1.4 讲解了 expectile regression（期望回归），这是一个非对称的 L2 损失，用来 minimize \(L(θ)=\mathbb E_{(s,a,r,s',a')\sim D}\big[L_2^\tau\big(r+γQ_{\hat θ}(s',a')-Q_θ(s,a)\big)\big]\) 。
- expectile regression ： loss = \(\sum\max[\tau(y_i-\hat y_i),(\tau-1)(y_i-\hat y_i)]\) 。
- 所以，这个 loss 其实也可以用 MSE 或 quantile regression（也是一种 loss function 嘛？），但作者声称 expectile regression 最好用。
- 貌似后面有基于 expectile regression 的证明（？

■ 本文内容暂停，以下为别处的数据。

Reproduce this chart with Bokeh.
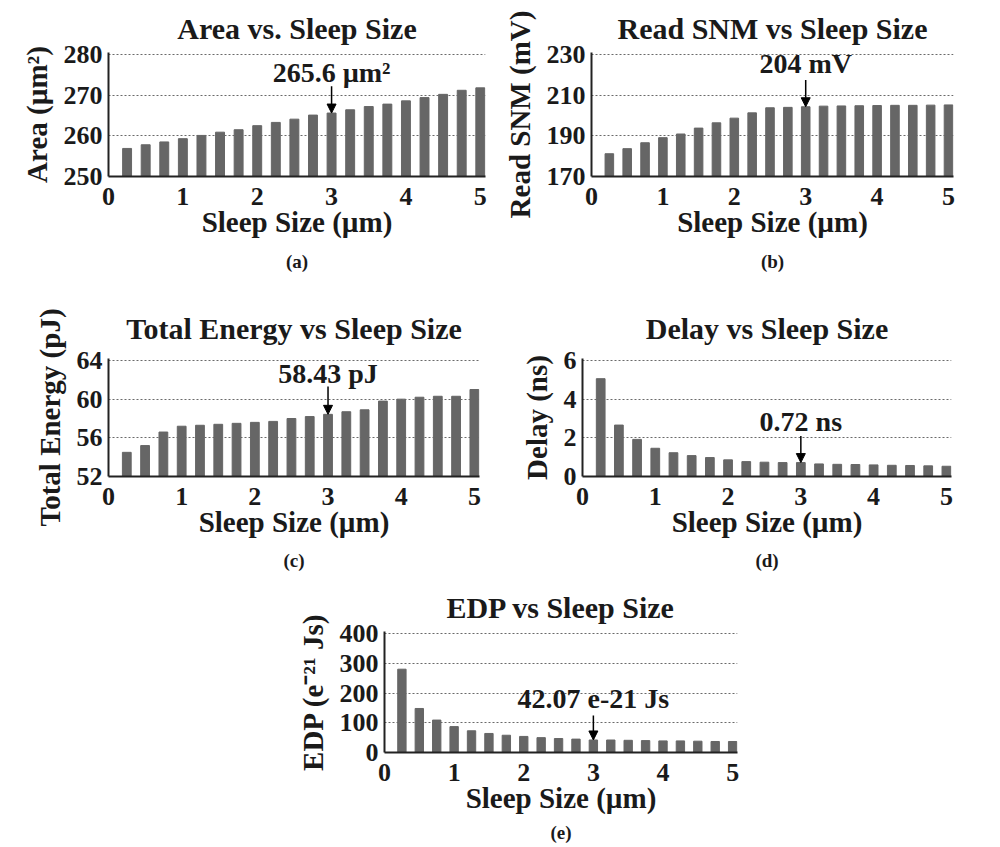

）
- 当 τ = 0.5 时 loss 退化为 MSE；τ 越接近 1，模型就越倾向拟合那些 TD error 更大的 transition，从而使 Q 估计靠近数据集上的上界；当 τ → 1 时，可认为得到了 Q* 。
2.1 对应原文 section 4.2。
- 直接使用上面说的 expectile loss，问题在于引入了环境随机性 \(s'\sim p(·|s,a)\) ：一个大的 TD target 可能只是来自碰巧采样到的 "好状态"，即使这个概率很小，也会被 expectile regression 找出来，导致 Q value 高估。
- 为此，IQL 又学习了一个独立的 state value function，它的 loss function 是 \(L_V(\psi)=E_{(s,a)\sim D}[L_2^\tau(Q_{\hat \theta}(s,a) -V_\psi(s))]\) 。
  - θ hat 在前面 θ 的 loss function 也出现过，大概是为了防止 Q 偏移而设置的 Q target。
  - 总之就是学习一个 value function，其中 action 对于特定 state 的分布是数据集 D 中给定的。
- 然后，使用这个 state value function 来更新 Q function，来避免因为随机"好状态"而错判一个 action 为好 action。
  - \(L_Q(\theta)=E_{(s,a,s')\sim D}\big[r(s,a)+γV_\psi(s')-Q_θ(s,a)\big]^2\) 。
  - 这个 loss function 是 MSE，好像不是 expectile loss 的形式。
  - （虽然不太明白为什么能规避随机"好状态" 的问题）
- 使用 Clipped Double Q-Learning 来缓解 Q value 的高估。
2.2 2.3 对应原文 section 4.3。
- Advantage-Weighted Regression，通过 dataset + value function 得到 policy。
- AWR 的 loss： \(L_\pi(\phi)=E_{(s,a)\sim D}[\exp[β(Q_{\hat θ}(s,a)-V_\psi(s))]\log \pi_\phi(a|s)]\) 。
- 若 β = 0，完全变成 behavior cloning；若 β 变大，则变成加权 behavior cloning，权重是 exp advantage。
- IQL 算法流程：先更新 \(L_V(\psi)\) （使用了 expectile regression 的 loss），再更新 \(L_Q(θ)\) （MSE loss 的形式），然后 \(\hat θ\leftarrow(1-α)\hat θ+αθ\) ，这样迭代得到 value function Q 和 V，最后使用 AWR 提取 policy。
- 搬运：
- \(L_Q(\theta)=E_{(s,a,s')\sim D}\big[r(s,a)+γV_\psi(s')-Q_θ(s,a)\big]^2\) 。
- \(L_V(\psi)=E_{(s,a)\sim D}[L_2^\tau(Q_{\hat \theta}(s,a) -V_\psi(s))]\) 。
- 规避随机"好状态" ：大概因为，若 s' 特别好，则 Q 和 V 都会很好，policy 的加权是 advantage = Q - V，不会受影响。
section 4.4 貌似是数学证明。
- 我们证明了在某些假设下，我们的方法确实逼近了最优的 state-action value Q* 。
- 可以证明，lim τ→1 时（τ 大概是 expectile regression 的参数）， \(V_τ(s) → \max_{\pi_\beta(a|s)>0}Q^*(s,a)\) ，能达到 dataset 里面出现的最好 action 的 Q value。
section 5 experiment：
- 次优轨迹拼接能力更强：超过 DT、one-step 方法。
- 不使用 unseen action，缓解 distribution shift：超过 TD3+BC 和 CQL 等约束 policy 的方法。
- IQL 在训练时间上也有优势。
- online fine-tune：听说 AWAC 是专门为 online fine-tune 而提出的。先 offline，再 online 10w 步，IQL 性能最好，CQL 次之，AWAC 因为 offline 性能初始化不好而最差。